--- Start ---

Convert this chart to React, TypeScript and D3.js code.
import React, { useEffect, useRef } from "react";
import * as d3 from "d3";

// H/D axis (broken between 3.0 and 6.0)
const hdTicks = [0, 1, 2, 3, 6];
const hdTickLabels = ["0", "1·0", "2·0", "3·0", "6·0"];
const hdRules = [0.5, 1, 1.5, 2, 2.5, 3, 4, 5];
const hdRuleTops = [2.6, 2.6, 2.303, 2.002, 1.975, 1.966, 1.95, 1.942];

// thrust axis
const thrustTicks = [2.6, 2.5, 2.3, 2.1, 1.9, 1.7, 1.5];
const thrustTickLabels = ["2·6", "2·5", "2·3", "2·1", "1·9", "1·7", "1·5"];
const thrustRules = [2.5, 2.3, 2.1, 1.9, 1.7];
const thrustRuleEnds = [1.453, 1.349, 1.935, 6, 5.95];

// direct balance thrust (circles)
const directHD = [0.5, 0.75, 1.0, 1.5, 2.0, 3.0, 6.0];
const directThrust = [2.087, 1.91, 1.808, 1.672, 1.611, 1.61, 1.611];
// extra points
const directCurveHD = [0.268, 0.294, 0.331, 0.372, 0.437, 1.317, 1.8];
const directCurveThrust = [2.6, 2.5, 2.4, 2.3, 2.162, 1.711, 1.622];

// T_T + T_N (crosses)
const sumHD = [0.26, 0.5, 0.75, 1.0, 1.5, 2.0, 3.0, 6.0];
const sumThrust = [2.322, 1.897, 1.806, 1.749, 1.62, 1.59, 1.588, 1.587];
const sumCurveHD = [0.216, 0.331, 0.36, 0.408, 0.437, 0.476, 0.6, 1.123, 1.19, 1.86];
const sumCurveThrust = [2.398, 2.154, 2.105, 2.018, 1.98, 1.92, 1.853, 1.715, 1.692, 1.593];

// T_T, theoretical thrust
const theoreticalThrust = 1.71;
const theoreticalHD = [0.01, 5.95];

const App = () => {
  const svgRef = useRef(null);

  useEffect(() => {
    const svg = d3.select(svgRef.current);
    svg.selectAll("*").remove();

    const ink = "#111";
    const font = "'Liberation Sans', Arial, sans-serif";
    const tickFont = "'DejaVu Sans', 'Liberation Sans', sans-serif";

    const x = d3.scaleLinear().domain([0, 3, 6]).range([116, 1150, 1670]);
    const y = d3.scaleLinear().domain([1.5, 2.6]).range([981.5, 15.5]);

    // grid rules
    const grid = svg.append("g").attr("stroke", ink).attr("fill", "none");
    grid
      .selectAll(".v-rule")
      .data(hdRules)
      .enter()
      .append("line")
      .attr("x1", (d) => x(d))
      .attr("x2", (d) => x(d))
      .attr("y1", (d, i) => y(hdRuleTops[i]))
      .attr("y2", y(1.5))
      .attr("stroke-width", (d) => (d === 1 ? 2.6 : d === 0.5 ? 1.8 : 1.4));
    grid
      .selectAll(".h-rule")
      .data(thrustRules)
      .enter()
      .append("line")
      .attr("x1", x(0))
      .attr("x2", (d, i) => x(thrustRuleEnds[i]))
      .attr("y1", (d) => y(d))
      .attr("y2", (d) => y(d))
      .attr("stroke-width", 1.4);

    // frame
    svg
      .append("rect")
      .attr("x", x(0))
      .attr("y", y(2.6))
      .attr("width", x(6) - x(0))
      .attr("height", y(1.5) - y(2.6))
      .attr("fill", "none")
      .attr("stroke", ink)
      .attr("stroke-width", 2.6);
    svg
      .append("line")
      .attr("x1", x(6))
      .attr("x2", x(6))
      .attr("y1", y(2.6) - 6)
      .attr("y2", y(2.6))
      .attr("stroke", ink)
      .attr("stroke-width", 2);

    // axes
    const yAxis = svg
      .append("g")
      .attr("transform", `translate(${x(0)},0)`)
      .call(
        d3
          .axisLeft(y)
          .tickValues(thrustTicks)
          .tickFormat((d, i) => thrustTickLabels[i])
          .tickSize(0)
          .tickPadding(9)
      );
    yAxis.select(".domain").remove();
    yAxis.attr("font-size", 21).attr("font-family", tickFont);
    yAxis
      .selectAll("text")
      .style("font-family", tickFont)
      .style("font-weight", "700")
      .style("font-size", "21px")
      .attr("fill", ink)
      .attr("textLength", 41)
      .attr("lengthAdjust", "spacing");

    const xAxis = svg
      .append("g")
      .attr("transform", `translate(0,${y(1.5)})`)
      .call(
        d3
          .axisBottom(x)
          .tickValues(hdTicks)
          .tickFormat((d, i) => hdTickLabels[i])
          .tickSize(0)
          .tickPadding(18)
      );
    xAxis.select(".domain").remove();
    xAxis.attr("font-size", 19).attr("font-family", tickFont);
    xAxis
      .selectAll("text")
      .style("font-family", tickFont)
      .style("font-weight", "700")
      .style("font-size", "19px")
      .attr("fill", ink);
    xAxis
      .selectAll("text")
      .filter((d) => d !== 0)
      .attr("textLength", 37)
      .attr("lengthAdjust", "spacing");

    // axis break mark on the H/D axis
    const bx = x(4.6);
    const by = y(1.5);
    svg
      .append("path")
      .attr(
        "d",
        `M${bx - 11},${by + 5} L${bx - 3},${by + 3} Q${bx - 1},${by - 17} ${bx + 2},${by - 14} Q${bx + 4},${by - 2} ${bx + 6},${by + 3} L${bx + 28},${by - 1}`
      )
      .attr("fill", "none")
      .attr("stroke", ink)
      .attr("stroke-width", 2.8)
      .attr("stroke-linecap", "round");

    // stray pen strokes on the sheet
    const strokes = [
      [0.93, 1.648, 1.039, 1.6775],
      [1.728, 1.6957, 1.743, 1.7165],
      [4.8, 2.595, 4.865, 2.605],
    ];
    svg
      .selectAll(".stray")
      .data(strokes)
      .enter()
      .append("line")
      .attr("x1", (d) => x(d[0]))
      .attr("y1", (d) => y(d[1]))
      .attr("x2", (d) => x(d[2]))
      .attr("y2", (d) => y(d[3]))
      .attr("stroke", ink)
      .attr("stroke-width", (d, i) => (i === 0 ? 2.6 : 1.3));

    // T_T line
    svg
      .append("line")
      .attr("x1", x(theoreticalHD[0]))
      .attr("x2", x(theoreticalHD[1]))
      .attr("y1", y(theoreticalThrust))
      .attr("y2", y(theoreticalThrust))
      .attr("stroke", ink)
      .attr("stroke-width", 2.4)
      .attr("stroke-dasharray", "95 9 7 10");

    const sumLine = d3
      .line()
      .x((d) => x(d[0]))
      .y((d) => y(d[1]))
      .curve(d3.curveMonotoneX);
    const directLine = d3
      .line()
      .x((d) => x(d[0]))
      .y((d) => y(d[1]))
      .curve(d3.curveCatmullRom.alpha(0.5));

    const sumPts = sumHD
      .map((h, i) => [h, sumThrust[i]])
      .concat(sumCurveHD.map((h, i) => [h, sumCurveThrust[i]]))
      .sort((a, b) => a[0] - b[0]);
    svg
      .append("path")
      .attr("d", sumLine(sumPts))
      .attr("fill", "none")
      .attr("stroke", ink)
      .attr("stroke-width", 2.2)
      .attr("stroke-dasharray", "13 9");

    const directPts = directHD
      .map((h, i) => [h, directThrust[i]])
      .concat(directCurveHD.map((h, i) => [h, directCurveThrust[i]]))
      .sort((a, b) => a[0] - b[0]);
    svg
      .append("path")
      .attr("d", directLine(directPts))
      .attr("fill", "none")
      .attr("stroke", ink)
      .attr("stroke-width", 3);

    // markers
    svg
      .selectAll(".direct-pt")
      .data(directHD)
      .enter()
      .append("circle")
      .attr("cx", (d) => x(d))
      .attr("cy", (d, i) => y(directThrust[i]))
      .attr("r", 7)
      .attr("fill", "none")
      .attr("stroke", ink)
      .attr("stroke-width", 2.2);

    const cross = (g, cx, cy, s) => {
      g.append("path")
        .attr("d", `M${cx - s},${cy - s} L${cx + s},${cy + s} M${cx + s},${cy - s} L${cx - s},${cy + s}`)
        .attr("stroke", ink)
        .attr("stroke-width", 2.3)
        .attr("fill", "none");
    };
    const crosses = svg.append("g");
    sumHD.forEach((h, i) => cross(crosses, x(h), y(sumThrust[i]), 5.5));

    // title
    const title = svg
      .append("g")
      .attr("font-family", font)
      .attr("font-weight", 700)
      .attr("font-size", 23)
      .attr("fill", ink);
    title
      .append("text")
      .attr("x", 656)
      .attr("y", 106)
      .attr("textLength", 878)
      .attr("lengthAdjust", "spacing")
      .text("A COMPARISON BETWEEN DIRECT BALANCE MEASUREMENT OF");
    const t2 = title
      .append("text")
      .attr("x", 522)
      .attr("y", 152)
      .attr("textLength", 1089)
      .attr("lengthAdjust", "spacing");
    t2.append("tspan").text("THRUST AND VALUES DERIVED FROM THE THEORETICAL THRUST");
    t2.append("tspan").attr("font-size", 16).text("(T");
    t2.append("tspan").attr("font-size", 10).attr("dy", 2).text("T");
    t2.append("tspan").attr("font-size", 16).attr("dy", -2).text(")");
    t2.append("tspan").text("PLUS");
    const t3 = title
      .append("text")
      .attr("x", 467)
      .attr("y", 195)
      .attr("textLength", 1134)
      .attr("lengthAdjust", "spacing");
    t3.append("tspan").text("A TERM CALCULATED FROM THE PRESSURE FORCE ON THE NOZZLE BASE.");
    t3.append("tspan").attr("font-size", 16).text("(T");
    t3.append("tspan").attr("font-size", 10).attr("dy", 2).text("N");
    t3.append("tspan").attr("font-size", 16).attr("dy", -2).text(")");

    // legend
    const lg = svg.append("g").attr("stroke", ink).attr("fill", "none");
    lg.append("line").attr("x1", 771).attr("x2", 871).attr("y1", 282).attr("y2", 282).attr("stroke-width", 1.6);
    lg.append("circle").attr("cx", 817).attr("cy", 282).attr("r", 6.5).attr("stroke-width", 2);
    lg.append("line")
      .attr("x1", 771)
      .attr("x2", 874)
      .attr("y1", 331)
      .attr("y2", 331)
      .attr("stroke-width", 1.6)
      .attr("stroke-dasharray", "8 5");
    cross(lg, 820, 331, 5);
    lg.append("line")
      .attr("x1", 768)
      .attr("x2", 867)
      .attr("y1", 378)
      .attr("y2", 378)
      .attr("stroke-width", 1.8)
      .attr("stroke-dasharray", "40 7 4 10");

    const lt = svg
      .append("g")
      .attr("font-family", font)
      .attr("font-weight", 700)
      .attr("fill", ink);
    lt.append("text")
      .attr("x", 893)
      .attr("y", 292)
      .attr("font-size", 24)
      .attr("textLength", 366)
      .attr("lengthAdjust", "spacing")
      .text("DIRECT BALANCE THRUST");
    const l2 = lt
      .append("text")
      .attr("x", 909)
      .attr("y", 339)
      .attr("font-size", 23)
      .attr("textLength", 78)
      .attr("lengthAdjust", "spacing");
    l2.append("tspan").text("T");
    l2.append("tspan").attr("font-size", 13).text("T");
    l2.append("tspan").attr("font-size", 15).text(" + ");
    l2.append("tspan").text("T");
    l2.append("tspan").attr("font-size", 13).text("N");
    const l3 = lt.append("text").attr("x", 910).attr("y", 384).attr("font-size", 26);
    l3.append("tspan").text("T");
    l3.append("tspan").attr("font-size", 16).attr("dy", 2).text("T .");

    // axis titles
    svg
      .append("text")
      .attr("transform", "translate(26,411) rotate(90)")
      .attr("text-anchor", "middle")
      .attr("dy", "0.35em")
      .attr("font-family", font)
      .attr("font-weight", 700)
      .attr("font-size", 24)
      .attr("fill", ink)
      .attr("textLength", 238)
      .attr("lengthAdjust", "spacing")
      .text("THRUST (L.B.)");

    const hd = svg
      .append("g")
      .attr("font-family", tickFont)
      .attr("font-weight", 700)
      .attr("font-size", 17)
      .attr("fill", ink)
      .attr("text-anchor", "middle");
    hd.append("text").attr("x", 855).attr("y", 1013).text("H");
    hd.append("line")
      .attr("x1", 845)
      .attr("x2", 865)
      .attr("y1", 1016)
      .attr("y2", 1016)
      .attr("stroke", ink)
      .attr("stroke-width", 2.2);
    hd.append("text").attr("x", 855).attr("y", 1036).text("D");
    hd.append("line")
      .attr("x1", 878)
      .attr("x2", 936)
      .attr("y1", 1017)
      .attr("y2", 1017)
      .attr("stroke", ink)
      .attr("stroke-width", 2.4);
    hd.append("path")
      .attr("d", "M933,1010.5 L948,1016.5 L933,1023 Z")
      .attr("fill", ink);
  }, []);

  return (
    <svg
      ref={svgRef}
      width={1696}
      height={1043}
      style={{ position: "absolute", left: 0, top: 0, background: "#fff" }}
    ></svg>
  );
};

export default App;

--- End ---

◆ DIRECTIONS ◆
Give back the listing exactly, please, from its first line to the line containing "2.162, 1.711, 1.622];", inclusive, and nothing past that line.

◆ OUTPUT FOR THIS TASK ◆
Convert this chart to React, TypeScript and D3.js code.
import React, { useEffect, useRef } from "react";
import * as d3 from "d3";

// H/D axis (broken between 3.0 and 6.0)
const hdTicks = [0, 1, 2, 3, 6];
const hdTickLabels = ["0", "1·0", "2·0", "3·0", "6·0"];
const hdRules = [0.5, 1, 1.5, 2, 2.5, 3, 4, 5];
const hdRuleTops = [2.6, 2.6, 2.303, 2.002, 1.975, 1.966, 1.95, 1.942];

// thrust axis
const thrustTicks = [2.6, 2.5, 2.3, 2.1, 1.9, 1.7, 1.5];
const thrustTickLabels = ["2·6", "2·5", "2·3", "2·1", "1·9", "1·7", "1·5"];
const thrustRules = [2.5, 2.3, 2.1, 1.9, 1.7];
const thrustRuleEnds = [1.453, 1.349, 1.935, 6, 5.95];

// direct balance thrust (circles)
const directHD = [0.5, 0.75, 1.0, 1.5, 2.0, 3.0, 6.0];
const directThrust = [2.087, 1.91, 1.808, 1.672, 1.611, 1.61, 1.611];
// extra points
const directCurveHD = [0.268, 0.294, 0.331, 0.372, 0.437, 1.317, 1.8];
const directCurveThrust = [2.6, 2.5, 2.4, 2.3, 2.162, 1.711, 1.622];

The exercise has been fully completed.